O escritor dinamarquês Kåre Bluitgen, cujo trabalho originou há exatos 15 anos a publicação dos cartuns dinamarqueses de Maomé, publica um segundo Alcorão ilustrado e afirma que não pretende ceder
O escritor dinamarquês Kåre Bluitgen, cujo trabalho originou há exatos 15 anos a publicação dos cartuns dinamarqueses de Maomé, publica um segundo Alcorão ilustrado e afirma que não pretende ceder.
Bluitgen foi o homem que, involuntariamente, deflagrou uma tempestade que ressoa ainda hoje.
"Comecei um livro para que os jovens dinamarqueses entendessem melhor a segunda religião mais importante de seu país e, no final, mais de 200 pessoas morreram por causa disso", resume, de forma vertiginosa e trágica, em entrevista à AFP.
No verão de 2005, o escritor dinamarquês, simpático à esquerda radical, postou um anúncio dizendo que estava tendo problemas para encontrar um ilustrador que desenhasse Maomé para um livro juvenil que havia escrito sobre o fundador do Islã.
Felmming Rose, então editor-chefe das páginas culturais do "Jyllands-Posten", o grande jornal conservador do país, levou o anúncio ao pé da letra e convidou ilustradores dinamarqueses a participarem de um concurso de desenho em que pudessem representar Maomé como achassem melhor.

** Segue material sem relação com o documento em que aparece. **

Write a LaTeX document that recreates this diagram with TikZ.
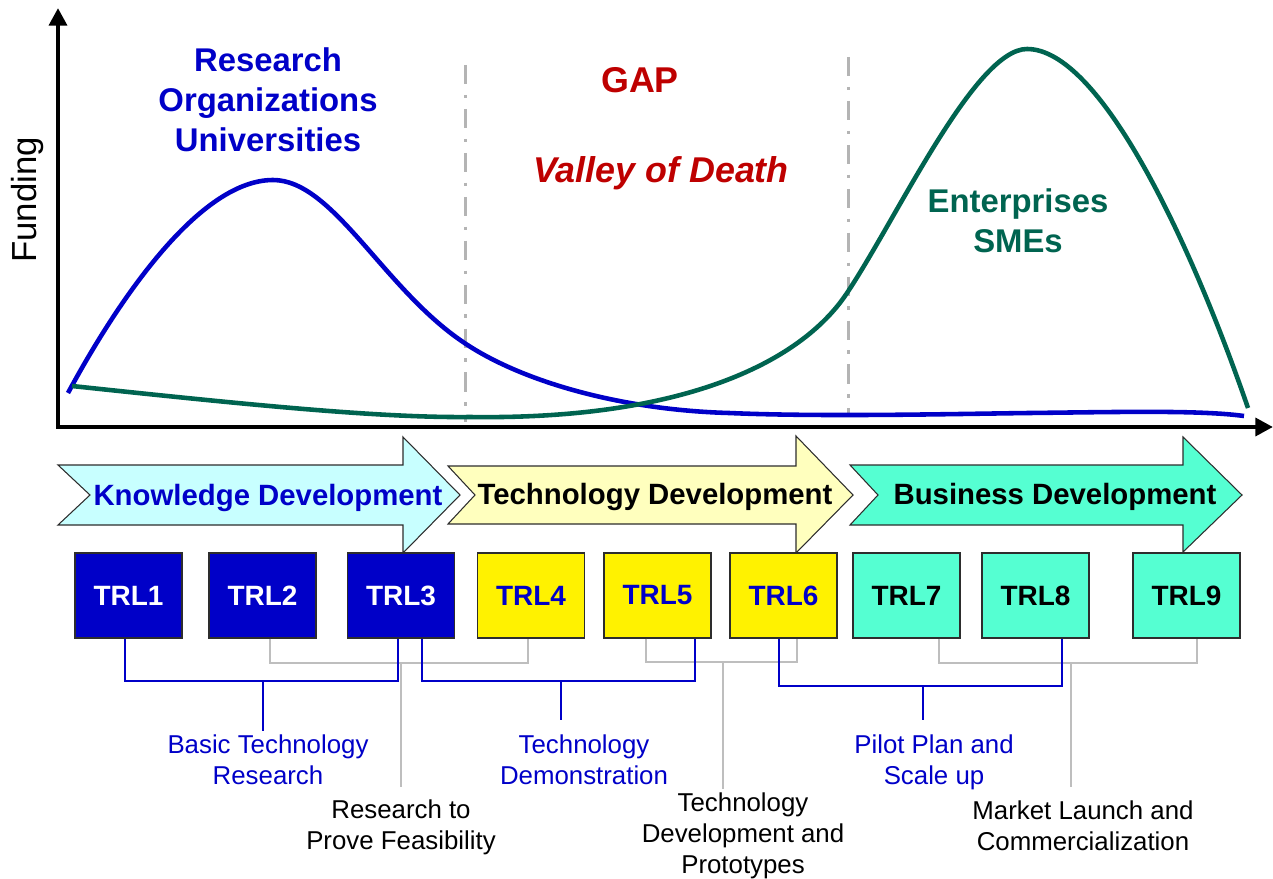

"O jornal queria saber se eu estava mentindo, ou não, quando disse que era difícil encontrar um ilustrador. Eles não acreditaram em mim", lembra o escritor.
Doze cartunistas responderam ao apelo do jornal, e seus desenhos foram publicados em 30 de setembro de 2005, com o título "O rosto de Maomé".
A maioria é anedótica, ou de natureza humorística. Entre os mais polêmicos, um mostra um homem barbudo com os olhos cobertos por uma faixa preta e rodeado por duas mulheres de niqab, e outro, um profeta com uma bomba, no lugar do turbante.
"Eu sabia que isso irritaria alguns extremistas, como a Al-Qaeda, mas não conseguia acreditar que provocaria uma crise global", diz Blutigen, que não chegou a usar nenhum desenho para seu livro, embora no final tenha encontrado um ilustrador, que preferiu permanecer anônimo.
Em um primeiro momento, as charges passaram quase despercebidas. Duas semanas depois, porém, levaram a uma manifestação em Copenhague e a um protesto dos embaixadores dos países muçulmanos na Dinamarca.
A raiva levou a uma onda de violência anti-Dinamarca no mundo muçulmano em fevereiro de 2006. Isso culminou, quase dez anos depois, no massacre na sede parisiense do semanário satírico "Charlie Hebdo", que publicou os desenhos.
Na última sexta-feira, em frente às antigas instalações do semanário, ocorreu outro atentado que deixou dois feridos. O suspeito tinha o "Charlie" como alvo para se vingar da recente republicação dos desenhos.
Ameaçados, muitos protagonistas dinamarqueses continuam a viver sob proteção policial, como Flemming Rose, que é constantemente acompanhado por seguranças.
Para o ex-editor-chefe, foi um exercício jornalístico destinado a mostrar até que ponto a autocensura é imposta ao desenhar Maomé.
"Hoje, minha decisão ainda faz sentido. Corresponde aos meus valores", explica. "Por isso, não me arrependo", completou.